Fragging: The Subscription Model Comes for Gamers

Business

We’re taking part in Copyright Week, a series of actions and discussions supporting key principles that should guide copyright policy. Every day this week, various groups are taking on different elements of copyright law and policy, addressing what’s at stake and what we need to do to make sure that copyright promotes creativity and innovation.

The video game industry is undergoing the same concerning changes we’ve seen before with film and TV, and it underscores the need for meaningful digital ownership.

Twenty years ago you owned DVDs. Ten years ago you probably had a Netflix subscription with a seemingly endless library. Now, you probably have two to three subscription services, and regularly hear about shows and movies you can no longer access, either because they’ve moved to yet another subscription service, or because platforms are delisting them all together.

The video game industry is getting the same treatment. While it is still common for people to purchase physical or digital copies of games, albeit often from within walled gardens like Steam or Epic Games, game subscriptions are becoming more and more common. Like the early days of movie streaming, services like Microsoft Game Pass or PlayStation Plus seem to offer a good deal. For a flat monthly fee, you have access to seemingly unlimited game choices. That is, for now.

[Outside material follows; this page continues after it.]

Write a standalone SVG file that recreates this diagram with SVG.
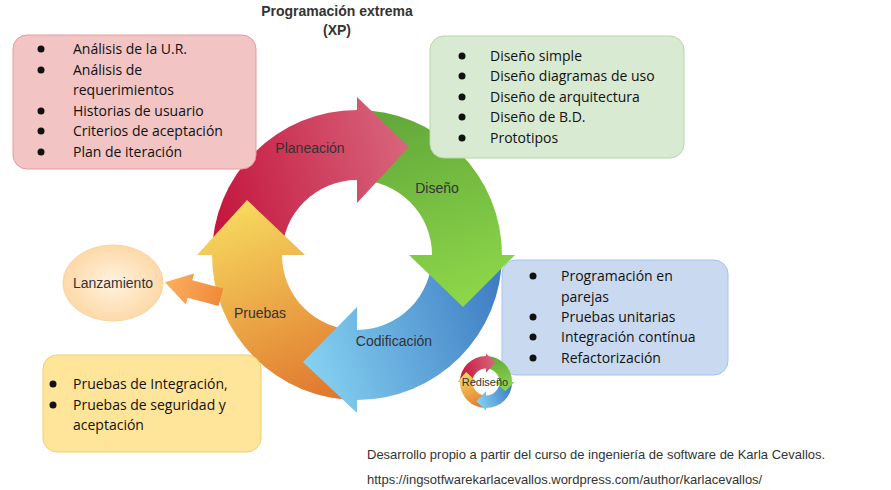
<svg xmlns="http://www.w3.org/2000/svg" xmlns:xlink="http://www.w3.org/1999/xlink" width="891" height="490" viewBox="0 0 891 490">
<style>
.t{font-family:"Open Sans","Liberation Sans",sans-serif;font-size:14px;fill:#111}
.l{font-family:"Liberation Sans",Arial,sans-serif;font-size:14px;fill:#333}
.f{font-family:"Liberation Sans",Arial,sans-serif;font-size:13px;fill:#333}
.b{fill:#111}
</style>
<defs>
<linearGradient id="gr" gradientUnits="userSpaceOnUse" x1="212" y1="200" x2="412" y2="150"><stop offset="0" stop-color="#c4163f"/><stop offset="1" stop-color="#d8667c"/></linearGradient>
<linearGradient id="gg" gradientUnits="userSpaceOnUse" x1="400" y1="110" x2="470" y2="310"><stop offset="0" stop-color="#62a83a"/><stop offset="1" stop-color="#8fd94a"/></linearGradient>
<linearGradient id="gb" gradientUnits="userSpaceOnUse" x1="502" y1="300" x2="305" y2="365"><stop offset="0" stop-color="#3f7ec4"/><stop offset="1" stop-color="#86d2f2"/></linearGradient>
<linearGradient id="go" gradientUnits="userSpaceOnUse" x1="330" y1="400" x2="247" y2="203"><stop offset="0" stop-color="#e0762e"/><stop offset="1" stop-color="#f6d85e"/></linearGradient>
<radialGradient id="ge"><stop offset="0" stop-color="#fff3e0"/><stop offset="1" stop-color="#fdd9a8"/></radialGradient>
<linearGradient id="ga" x1="1" y1="0" x2="0" y2="0"><stop offset="0" stop-color="#f08a3a"/><stop offset="1" stop-color="#fbb060"/></linearGradient>
<g id="cyc">
<path d="M212,255 A145,145 0 0 1 357,110 L357,180 A75,75 0 0 0 282,255 Z" fill="url(#gr)"/>
<path d="M357,110 A145,145 0 0 1 502,255 L432,255 A75,75 0 0 0 357,180 Z" fill="url(#gg)"/>
<path d="M502,255 A145,145 0 0 1 357,400 L357,330 A75,75 0 0 0 432,255 Z" fill="url(#gb)"/>
<path d="M357,400 A145,145 0 0 1 212,255 L282,255 A75,75 0 0 0 357,330 Z" fill="url(#go)"/>
<path d="M357,97 L409,147 L357,203 Z" fill="url(#gr)"/>
<path d="M515,255 L463,307 L409,255 Z" fill="url(#gg)"/>
<path d="M357,307 L303,362 L357,413 Z" fill="url(#gb)"/>
<path d="M305,255 L247,200 L197,255 Z" fill="url(#go)"/>
</g>
</defs>
<g id="title">
<text x="337" y="16" text-anchor="middle" class="l" style="font-weight:bold">Programación extrema</text>
<text x="337" y="35" text-anchor="middle" class="l" style="font-weight:bold">(XP)</text>
</g>
<g id="cycle">
<use xlink:href="#cyc"/>
<text x="310" y="153" text-anchor="middle" class="l">Planeación</text>
<text x="437" y="193" text-anchor="middle" class="l">Diseño</text>
<text x="394" y="346" text-anchor="middle" class="l">Codificación</text>
<text x="260" y="318" text-anchor="middle" class="l">Pruebas</text>
</g>
<g id="planeacion-box">
<rect x="13" y="35" width="243" height="134" rx="14" fill="#f2c4c4" stroke="#e89a9a"/>
<g class="b"><circle cx="41" cy="49" r="3.5"/><circle cx="41" cy="70" r="3.5"/><circle cx="41" cy="111" r="3.5"/><circle cx="41" cy="131" r="3.5"/><circle cx="41" cy="152" r="3.5"/></g>
<text class="t" x="73" y="54">Análisis de la U.R.</text>
<text class="t" x="73" y="75">Análisis de</text>
<text class="t" x="73" y="95">requerimientos</text>
<text class="t" x="73" y="116">Historias de usuario</text>
<text class="t" x="73" y="136">Criterios de aceptación</text>
<text class="t" x="73" y="157">Plan de iteración</text>
</g>
<g id="diseno-box">
<rect x="430" y="36" width="254" height="122" rx="14" fill="#d9ead3" stroke="#b6d7a8"/>
<g class="b"><circle cx="462" cy="56" r="3.5"/><circle cx="462" cy="76" r="3.5"/><circle cx="462" cy="97" r="3.5"/><circle cx="462" cy="117" r="3.5"/><circle cx="462" cy="138" r="3.5"/></g>
<text class="t" x="490" y="61">Diseño simple</text>
<text class="t" x="490" y="81">Diseño diagramas de uso</text>
<text class="t" x="490" y="102">Diseño de arquitectura</text>
<text class="t" x="490" y="122">Diseño de B.D.</text>
<text class="t" x="490" y="143">Prototipos</text>
</g>
<g id="codificacion-box">
<rect x="502" y="260" width="226" height="115" rx="14" fill="#c9daf0" stroke="#a4c2f4"/>
<g class="b"><circle cx="533" cy="276" r="3.5"/><circle cx="533" cy="317" r="3.5"/><circle cx="533" cy="337" r="3.5"/><circle cx="533" cy="358" r="3.5"/></g>
<text class="t" x="561" y="281">Programación en</text>
<text class="t" x="561" y="302">parejas</text>
<text class="t" x="561" y="322">Pruebas unitarias</text>
<text class="t" x="561" y="342">Integración contínua</text>
<text class="t" x="561" y="363">Refactorización</text>
</g>
<g id="pruebas-box">
<rect x="43" y="355" width="218" height="97" rx="14" fill="#ffe599" stroke="#f9cb6b"/>
<g class="b"><circle cx="53" cy="384" r="3.5"/><circle cx="53" cy="405" r="3.5"/></g>
<text class="t" x="73" y="389">Pruebas de Integración,</text>
<text class="t" x="73" y="410">Pruebas de seguridad y</text>
<text class="t" x="73" y="430">aceptación</text>
</g>
<g id="lanzamiento">
<ellipse cx="113" cy="283" rx="50" ry="38" fill="url(#ge)" stroke="#fbd3a0"/>
<text x="113" y="288" text-anchor="middle" class="l">Lanzamiento</text>
</g>
<g id="connectors">
<g transform="translate(190,289) rotate(15)">
<path d="M-26,0 L0,-16 L0,-9 L32,-9 L32,9 L0,9 L0,16 Z" fill="url(#ga)"/>
</g>
</g>
<g id="rediseno">
<use xlink:href="#cyc" transform="translate(486,382) scale(0.18) translate(-357,-255)"/>
<text x="485" y="386" text-anchor="middle" class="l" style="font-size:11px">Rediseño</text>
</g>
<g id="footer">
<text x="367" y="459" class="f">Desarrollo propio a partir del curso de ingeniería de software de Karla Cevallos.</text>
<text x="367" y="484" class="f">https://ingsotfwarekarlacevallos.wordpress.com/author/karlacevallos/</text>
</g>
</svg>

In a recent announcement from game developer Ubisoft, their director of subscriptions said plainly that a goal of their subscription service’s rebranding is to get players “comfortable” with not owning their games. Notably, this is from a company which had developed five non-mobile games last year, hoping users will access them and older games through a $17.99 per month subscription; that is, $215.88 per year. And after a year, how many games does the end user actually own? None. 

This fragmentation of the video game subscription market isn’t just driven by greed, but answering a real frustration from users the industry itself has created. Gamers at one point could easily buy and return games, they could rent games they were only curious about, and even recoup costs by reselling their game. With the proliferation of DRM and walled-garden game vendors, ownership rights have been eroded. Reselling or giving away a copy of your game, or leaving it for your next of kin, is no longer permitted. The closest thing to a rental now available is a game demo (if it exists) or playing a game within the time frame necessary to get a refund (if a storefront offers one). These purchases are also put at risk as games are sometimes released incomplete beyond this time limit. Developers such as Ubisoft will also shut down online services which severely impact the features of these games, or even make them unplayable.

DRM and tightly controlled gaming platforms also make it harder to mod or tweak games in ways the platform doesn’t choose to support. Mods are a thriving medium for extending the functionalities, messages, and experiences facilitated by a base game, one where passion has driven contributors to design amazing things with a low barrier to entry. Mods depend on users who have the necessary access to a work to understand how to mod it and to deploy mods when running the program. A model wherein the player can only access these aspects of the game in the ways the manufacturer supports undermines the creative rights of owners as well.

This shift should raise alarms for both users and creators alike. With publishers serving as intermediaries, game developers are left either struggling to reach their audience, or settling for a fraction of the revenue they could receive from traditional sales. 

We need to preserve digital ownership before we see video games fall into the same cycles as film and TV, with users stuck paying more and receiving not robust ownership, but fragile access on the platform’s terms.